Objective. All lines from the one with "Output the component" through the one with "0.71, 0.6, 0.4];", and only those, are to be reproduced exactly, both ends included.

[Dataset excerpt]
+ + + + + + +

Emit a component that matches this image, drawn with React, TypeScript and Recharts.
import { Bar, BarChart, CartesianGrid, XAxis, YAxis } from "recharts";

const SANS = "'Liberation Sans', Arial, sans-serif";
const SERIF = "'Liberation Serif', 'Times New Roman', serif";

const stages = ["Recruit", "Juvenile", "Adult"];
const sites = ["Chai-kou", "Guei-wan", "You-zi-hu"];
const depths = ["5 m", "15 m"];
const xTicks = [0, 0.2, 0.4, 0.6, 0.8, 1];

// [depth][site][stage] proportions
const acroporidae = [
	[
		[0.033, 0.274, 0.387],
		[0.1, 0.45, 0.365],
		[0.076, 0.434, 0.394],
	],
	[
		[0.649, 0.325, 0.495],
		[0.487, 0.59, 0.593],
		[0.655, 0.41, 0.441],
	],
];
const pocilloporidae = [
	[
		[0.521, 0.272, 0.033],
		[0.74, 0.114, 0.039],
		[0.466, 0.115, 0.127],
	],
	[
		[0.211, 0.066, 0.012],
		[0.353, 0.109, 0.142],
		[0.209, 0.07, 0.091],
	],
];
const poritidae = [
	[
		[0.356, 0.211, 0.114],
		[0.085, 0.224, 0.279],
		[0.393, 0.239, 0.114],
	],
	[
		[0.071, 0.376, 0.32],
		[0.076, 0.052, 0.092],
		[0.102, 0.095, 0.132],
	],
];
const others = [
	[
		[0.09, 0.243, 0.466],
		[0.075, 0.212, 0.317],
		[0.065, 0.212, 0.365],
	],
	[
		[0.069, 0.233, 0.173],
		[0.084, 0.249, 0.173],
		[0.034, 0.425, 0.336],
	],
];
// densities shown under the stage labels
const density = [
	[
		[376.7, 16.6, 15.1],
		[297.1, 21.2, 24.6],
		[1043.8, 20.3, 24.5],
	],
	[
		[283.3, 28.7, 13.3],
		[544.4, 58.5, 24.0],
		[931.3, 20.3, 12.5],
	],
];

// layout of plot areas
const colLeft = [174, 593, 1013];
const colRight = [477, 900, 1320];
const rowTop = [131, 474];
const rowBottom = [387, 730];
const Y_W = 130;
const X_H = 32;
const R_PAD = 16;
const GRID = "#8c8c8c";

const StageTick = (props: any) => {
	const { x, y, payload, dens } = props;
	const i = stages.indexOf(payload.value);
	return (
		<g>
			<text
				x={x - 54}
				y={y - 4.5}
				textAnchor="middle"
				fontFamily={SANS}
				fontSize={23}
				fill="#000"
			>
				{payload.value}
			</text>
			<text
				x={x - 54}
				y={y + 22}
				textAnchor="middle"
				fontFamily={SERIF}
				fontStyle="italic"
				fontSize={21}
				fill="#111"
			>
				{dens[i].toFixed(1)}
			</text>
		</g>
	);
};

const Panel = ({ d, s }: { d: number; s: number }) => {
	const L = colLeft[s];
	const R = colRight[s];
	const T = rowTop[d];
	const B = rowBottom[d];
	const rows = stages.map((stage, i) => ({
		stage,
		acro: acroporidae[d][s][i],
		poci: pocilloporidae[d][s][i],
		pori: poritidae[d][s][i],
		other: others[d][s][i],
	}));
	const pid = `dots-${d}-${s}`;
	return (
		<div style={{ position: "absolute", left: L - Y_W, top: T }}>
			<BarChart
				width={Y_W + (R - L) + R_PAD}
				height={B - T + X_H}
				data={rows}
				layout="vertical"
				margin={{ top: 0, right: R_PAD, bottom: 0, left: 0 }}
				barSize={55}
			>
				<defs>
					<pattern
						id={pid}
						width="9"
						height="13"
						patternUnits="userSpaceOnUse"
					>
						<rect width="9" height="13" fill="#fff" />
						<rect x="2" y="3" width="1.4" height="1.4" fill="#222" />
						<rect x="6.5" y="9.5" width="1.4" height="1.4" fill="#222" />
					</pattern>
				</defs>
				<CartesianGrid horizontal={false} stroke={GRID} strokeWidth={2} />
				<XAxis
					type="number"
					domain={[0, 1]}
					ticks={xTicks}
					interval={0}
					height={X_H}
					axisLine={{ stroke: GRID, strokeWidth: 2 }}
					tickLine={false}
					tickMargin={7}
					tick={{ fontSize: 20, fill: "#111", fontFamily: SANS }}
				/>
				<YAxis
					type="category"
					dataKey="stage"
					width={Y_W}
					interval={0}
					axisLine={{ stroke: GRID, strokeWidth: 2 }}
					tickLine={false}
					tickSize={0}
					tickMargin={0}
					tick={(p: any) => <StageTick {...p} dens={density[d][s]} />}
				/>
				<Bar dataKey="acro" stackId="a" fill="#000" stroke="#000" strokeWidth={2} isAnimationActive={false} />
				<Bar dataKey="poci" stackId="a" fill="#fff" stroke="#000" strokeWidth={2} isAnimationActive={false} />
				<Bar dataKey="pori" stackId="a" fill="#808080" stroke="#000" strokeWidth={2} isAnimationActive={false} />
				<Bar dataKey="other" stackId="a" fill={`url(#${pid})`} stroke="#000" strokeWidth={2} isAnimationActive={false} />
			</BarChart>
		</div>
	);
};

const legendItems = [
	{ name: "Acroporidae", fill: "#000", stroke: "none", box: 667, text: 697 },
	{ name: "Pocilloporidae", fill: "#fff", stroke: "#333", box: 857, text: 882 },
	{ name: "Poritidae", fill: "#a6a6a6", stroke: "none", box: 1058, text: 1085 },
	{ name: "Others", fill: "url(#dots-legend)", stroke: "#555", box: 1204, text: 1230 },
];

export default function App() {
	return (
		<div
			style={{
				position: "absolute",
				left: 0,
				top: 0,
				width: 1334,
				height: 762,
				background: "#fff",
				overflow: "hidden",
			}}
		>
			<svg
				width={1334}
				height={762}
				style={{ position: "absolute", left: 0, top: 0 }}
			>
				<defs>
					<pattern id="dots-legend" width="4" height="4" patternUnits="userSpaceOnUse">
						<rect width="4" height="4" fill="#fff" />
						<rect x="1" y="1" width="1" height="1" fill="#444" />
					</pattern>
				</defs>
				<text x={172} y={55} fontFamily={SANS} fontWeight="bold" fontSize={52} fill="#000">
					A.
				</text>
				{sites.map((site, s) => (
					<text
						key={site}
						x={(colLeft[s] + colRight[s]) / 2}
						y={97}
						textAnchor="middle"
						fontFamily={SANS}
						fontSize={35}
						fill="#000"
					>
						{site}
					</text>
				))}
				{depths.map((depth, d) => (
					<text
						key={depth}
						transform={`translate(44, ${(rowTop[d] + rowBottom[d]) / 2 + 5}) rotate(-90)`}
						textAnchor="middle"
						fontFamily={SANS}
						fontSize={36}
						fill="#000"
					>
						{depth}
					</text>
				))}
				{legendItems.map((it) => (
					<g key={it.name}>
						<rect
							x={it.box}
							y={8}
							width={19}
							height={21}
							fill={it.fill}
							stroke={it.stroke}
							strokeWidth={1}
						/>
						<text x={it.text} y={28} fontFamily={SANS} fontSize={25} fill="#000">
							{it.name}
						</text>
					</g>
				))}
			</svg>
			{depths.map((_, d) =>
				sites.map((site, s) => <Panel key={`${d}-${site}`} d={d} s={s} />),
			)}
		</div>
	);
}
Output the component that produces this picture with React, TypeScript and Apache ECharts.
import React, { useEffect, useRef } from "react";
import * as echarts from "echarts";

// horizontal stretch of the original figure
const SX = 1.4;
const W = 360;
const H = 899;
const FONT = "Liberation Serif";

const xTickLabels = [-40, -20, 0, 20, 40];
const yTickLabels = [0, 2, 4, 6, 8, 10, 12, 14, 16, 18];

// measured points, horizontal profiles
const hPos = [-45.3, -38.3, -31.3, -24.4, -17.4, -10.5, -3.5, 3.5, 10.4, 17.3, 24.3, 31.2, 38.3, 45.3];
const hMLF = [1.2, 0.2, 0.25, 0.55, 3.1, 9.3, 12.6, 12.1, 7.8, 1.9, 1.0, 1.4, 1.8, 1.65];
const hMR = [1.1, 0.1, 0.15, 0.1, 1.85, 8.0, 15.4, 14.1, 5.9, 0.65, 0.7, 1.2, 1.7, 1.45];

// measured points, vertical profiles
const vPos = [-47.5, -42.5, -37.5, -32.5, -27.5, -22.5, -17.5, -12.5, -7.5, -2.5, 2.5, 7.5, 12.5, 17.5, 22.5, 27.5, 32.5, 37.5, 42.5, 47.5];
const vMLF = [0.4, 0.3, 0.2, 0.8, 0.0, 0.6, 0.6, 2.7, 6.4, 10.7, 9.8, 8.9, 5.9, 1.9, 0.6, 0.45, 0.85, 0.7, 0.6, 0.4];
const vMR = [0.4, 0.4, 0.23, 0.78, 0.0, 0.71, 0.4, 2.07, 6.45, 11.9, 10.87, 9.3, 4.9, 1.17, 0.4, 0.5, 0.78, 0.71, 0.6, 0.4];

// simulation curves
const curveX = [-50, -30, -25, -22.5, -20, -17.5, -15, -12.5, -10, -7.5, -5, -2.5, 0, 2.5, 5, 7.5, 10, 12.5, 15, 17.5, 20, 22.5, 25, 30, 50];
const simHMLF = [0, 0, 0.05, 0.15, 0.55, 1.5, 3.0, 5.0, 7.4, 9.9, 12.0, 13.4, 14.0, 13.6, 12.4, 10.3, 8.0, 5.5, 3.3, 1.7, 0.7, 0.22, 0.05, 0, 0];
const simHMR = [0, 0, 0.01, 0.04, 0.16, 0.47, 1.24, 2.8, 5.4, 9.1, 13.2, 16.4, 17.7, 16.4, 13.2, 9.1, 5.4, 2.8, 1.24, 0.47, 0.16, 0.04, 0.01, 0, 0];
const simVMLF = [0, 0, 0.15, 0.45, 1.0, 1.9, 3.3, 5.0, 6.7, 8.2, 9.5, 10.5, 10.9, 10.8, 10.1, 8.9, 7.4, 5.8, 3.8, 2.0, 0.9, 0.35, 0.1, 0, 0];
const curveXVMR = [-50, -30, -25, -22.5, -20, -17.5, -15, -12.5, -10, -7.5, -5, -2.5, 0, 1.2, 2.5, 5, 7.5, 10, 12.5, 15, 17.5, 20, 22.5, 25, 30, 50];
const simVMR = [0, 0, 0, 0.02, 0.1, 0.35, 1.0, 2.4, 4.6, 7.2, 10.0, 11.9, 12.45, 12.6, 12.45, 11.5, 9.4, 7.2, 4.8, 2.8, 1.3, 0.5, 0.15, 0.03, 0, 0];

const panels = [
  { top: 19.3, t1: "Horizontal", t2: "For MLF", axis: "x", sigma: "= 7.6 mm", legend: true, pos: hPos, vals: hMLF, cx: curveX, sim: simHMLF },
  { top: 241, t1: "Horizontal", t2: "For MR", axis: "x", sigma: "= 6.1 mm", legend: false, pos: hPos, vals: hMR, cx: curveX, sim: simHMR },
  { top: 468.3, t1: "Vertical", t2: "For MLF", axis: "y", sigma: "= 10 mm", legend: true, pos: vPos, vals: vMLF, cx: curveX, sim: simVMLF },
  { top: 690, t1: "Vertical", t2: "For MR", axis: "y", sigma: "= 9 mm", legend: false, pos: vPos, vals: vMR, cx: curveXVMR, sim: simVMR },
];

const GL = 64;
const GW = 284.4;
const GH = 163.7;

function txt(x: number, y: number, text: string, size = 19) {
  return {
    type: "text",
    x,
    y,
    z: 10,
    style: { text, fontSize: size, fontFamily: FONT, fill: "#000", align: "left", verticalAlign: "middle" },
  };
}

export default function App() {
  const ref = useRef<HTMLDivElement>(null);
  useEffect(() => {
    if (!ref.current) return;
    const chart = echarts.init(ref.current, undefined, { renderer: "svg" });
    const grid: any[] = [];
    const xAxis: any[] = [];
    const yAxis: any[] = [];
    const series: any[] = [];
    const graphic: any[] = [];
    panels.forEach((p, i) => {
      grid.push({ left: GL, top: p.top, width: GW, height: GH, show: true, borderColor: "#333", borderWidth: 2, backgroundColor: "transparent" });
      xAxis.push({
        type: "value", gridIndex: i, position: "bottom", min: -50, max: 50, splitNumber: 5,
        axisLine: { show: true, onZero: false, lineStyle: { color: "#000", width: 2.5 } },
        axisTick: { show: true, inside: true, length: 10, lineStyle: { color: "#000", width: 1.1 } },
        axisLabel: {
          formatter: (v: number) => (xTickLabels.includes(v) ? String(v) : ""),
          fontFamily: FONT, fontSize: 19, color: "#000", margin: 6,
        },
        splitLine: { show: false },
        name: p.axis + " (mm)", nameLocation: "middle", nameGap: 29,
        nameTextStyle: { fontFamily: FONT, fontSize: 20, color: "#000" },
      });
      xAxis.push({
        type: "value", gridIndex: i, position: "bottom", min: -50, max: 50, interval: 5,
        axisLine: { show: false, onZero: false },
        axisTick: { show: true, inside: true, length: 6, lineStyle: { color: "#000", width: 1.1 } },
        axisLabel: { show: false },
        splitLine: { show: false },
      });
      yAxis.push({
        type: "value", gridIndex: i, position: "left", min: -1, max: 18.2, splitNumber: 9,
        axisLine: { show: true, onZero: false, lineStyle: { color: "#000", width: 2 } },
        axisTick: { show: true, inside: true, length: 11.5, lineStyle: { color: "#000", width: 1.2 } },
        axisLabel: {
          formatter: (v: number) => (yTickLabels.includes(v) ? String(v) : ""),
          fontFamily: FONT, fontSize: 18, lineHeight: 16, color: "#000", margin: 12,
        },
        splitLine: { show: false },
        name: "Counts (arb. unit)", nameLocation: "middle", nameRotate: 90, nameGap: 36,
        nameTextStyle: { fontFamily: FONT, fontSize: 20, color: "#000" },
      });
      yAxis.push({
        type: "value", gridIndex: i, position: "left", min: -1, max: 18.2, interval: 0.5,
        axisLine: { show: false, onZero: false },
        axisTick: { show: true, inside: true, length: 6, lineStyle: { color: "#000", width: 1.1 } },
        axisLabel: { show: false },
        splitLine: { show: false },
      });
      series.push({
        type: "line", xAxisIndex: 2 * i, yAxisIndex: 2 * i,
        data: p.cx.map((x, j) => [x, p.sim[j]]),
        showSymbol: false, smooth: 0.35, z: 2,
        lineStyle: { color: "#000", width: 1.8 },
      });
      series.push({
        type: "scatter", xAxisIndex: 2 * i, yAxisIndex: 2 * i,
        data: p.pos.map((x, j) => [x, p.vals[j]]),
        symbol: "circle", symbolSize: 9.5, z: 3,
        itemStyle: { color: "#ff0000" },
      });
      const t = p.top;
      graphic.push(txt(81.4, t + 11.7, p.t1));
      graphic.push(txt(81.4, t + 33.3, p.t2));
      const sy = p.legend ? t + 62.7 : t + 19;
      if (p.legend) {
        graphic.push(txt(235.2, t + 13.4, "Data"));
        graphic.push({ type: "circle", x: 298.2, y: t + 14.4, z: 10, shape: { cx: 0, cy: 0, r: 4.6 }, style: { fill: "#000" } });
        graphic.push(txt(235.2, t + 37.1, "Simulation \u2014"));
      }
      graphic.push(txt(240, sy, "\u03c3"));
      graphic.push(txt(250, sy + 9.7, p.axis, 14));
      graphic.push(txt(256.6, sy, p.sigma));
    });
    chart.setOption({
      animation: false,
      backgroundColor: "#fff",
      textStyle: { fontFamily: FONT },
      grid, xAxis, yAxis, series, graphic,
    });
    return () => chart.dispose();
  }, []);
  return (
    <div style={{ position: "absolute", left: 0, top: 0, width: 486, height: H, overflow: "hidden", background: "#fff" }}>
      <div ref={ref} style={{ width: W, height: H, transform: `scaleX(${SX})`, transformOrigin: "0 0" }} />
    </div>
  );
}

+ + + + + + +

Written reply.
Output the component that produces this picture with React, TypeScript and Apache ECharts.
import React, { useEffect, useRef } from "react";
import * as echarts from "echarts";

// horizontal stretch of the original figure
const SX = 1.4;
const W = 360;
const H = 899;
const FONT = "Liberation Serif";

const xTickLabels = [-40, -20, 0, 20, 40];
const yTickLabels = [0, 2, 4, 6, 8, 10, 12, 14, 16, 18];

// measured points, horizontal profiles
const hPos = [-45.3, -38.3, -31.3, -24.4, -17.4, -10.5, -3.5, 3.5, 10.4, 17.3, 24.3, 31.2, 38.3, 45.3];
const hMLF = [1.2, 0.2, 0.25, 0.55, 3.1, 9.3, 12.6, 12.1, 7.8, 1.9, 1.0, 1.4, 1.8, 1.65];
const hMR = [1.1, 0.1, 0.15, 0.1, 1.85, 8.0, 15.4, 14.1, 5.9, 0.65, 0.7, 1.2, 1.7, 1.45];

// measured points, vertical profiles
const vPos = [-47.5, -42.5, -37.5, -32.5, -27.5, -22.5, -17.5, -12.5, -7.5, -2.5, 2.5, 7.5, 12.5, 17.5, 22.5, 27.5, 32.5, 37.5, 42.5, 47.5];
const vMLF = [0.4, 0.3, 0.2, 0.8, 0.0, 0.6, 0.6, 2.7, 6.4, 10.7, 9.8, 8.9, 5.9, 1.9, 0.6, 0.45, 0.85, 0.7, 0.6, 0.4];
const vMR = [0.4, 0.4, 0.23, 0.78, 0.0, 0.71, 0.4, 2.07, 6.45, 11.9, 10.87, 9.3, 4.9, 1.17, 0.4, 0.5, 0.78, 0.71, 0.6, 0.4];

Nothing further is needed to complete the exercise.